Attualità
“Liberi di scegliere”, prima legge contro la cultura mafiosa
All'Ars la presentazione della legge nata da un protocollo applicato in Calabria
A quarant’anni dalla prima legge che colpiva i patrimoni mafiosi, la Sicilia scrive un nuovo capitolo nella lotta alla criminalità organizzata: l’Assemblea Regionale ha varato la legge “Liberi di scegliere”, ispirata al protocollo elaborato dal magistrato Roberto Di Bella e già applicato con successo in Calabria e poi in Sicilia. Il testo, fortemente voluto dalla Commissione regionale Antimafia presieduta da Antonello Cracolici, punta a sottrarre i figli ai contesti familiari mafiosi, anche con la revoca della potestà genitoriale, per interrompere il ciclo della cultura mafiosa e offrire un’alternativa concreta.
“Questa è una vera sfida che speriamo diventi presto una legge nazionale – ha dichiarato Cracolici – perché mette in discussione il valore simbolico della ‘famiglia’ mafiosa. È anche una rivoluzione amministrativa, perché obbliga la macchina regionale a dare una risposta di sistema, con assessorati che lavorano insieme su un obiettivo comune. Serve a far sentire i boss sconfitti anche sul piano della reputazione, ed è proprio lì che dobbiamo colpire, perché purtroppo godono ancora di consenso anche tra chi mafioso non è”.
Il protocollo che ha ispirato la legge è stato ideato dal presidente del tribunale per i minorenni di Catania, Roberto Di Bella, già applicato nei contesti di ’Ndrangheta e poi in Sicilia. “L’amore per i figli è la chiave di volta – ha detto Di Bella – che ha permesso a tante donne di rompere con una rassegnazione secolare. Abbiamo già coinvolto oltre 200 minori tra Sicilia e Calabria, con 34 madri che hanno seguito i figli fuori dai clan. Di queste, 7 su 8 a Catania sono diventate testimoni di giustizia, e ci sono stati casi di boss che hanno scelto di collaborare dopo il nostro intervento”.

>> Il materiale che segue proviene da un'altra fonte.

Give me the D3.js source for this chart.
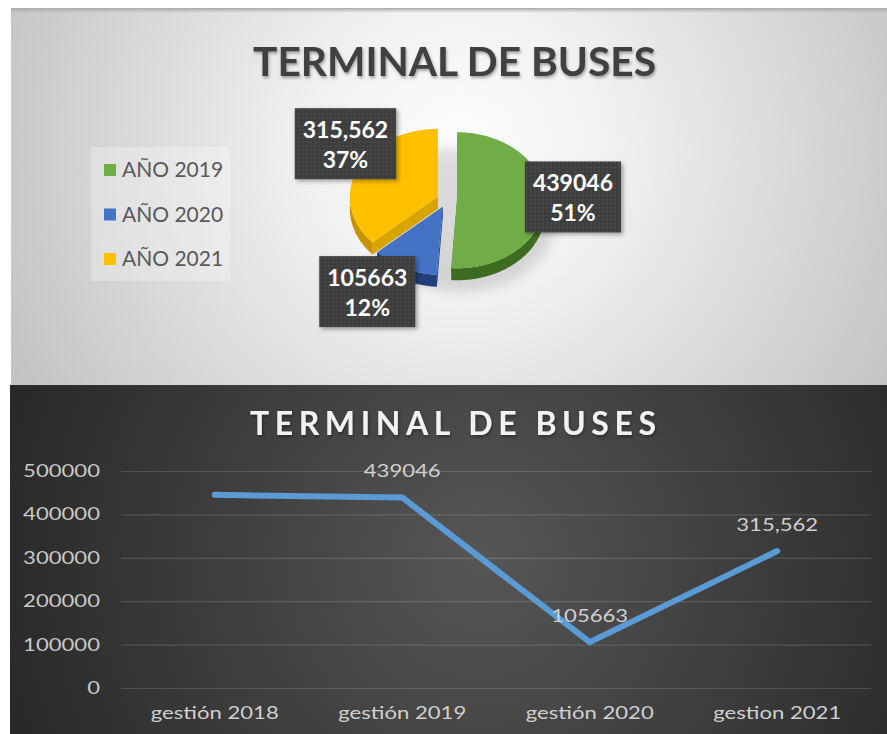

A sottolineare la portata innovativa del provvedimento anche Claudia Caramanna, procuratrice presso il Tribunale per i minorenni di Palermo, già oggetto di minacce per la sua attività: “La lotta alla mafia non può essere delegata. Questa legge segna un punto di svolta anche per il coordinamento istituzionale: siamo passati da 11 procedimenti nel 2022 a oltre 150 nel 2025. La repressione è importante, ma lo è anche offrire protezione concreta alle madri che vogliono uscire da logiche criminali”.
All’incontro all’Ars, organizzato da Cracolici, hanno partecipato anche la senatrice Enza Rando, della commissione nazionale Antimafia e responsabile cultura della legalità, Laura Vaccaro, procuratrice aggiunta a Palermo, monsignor Antonino Raspanti, presidente della Cesi, gli assessori regionali Nuccia Albano e Mimmo Turano, e i rappresentanti degli ordini degli avvocati, degli assistenti sociali e degli psicologi. Un fronte compatto, che chiede ora di portare questa legge a livello nazionale, affinché sempre più minori possano essere “liberi di scegliere”.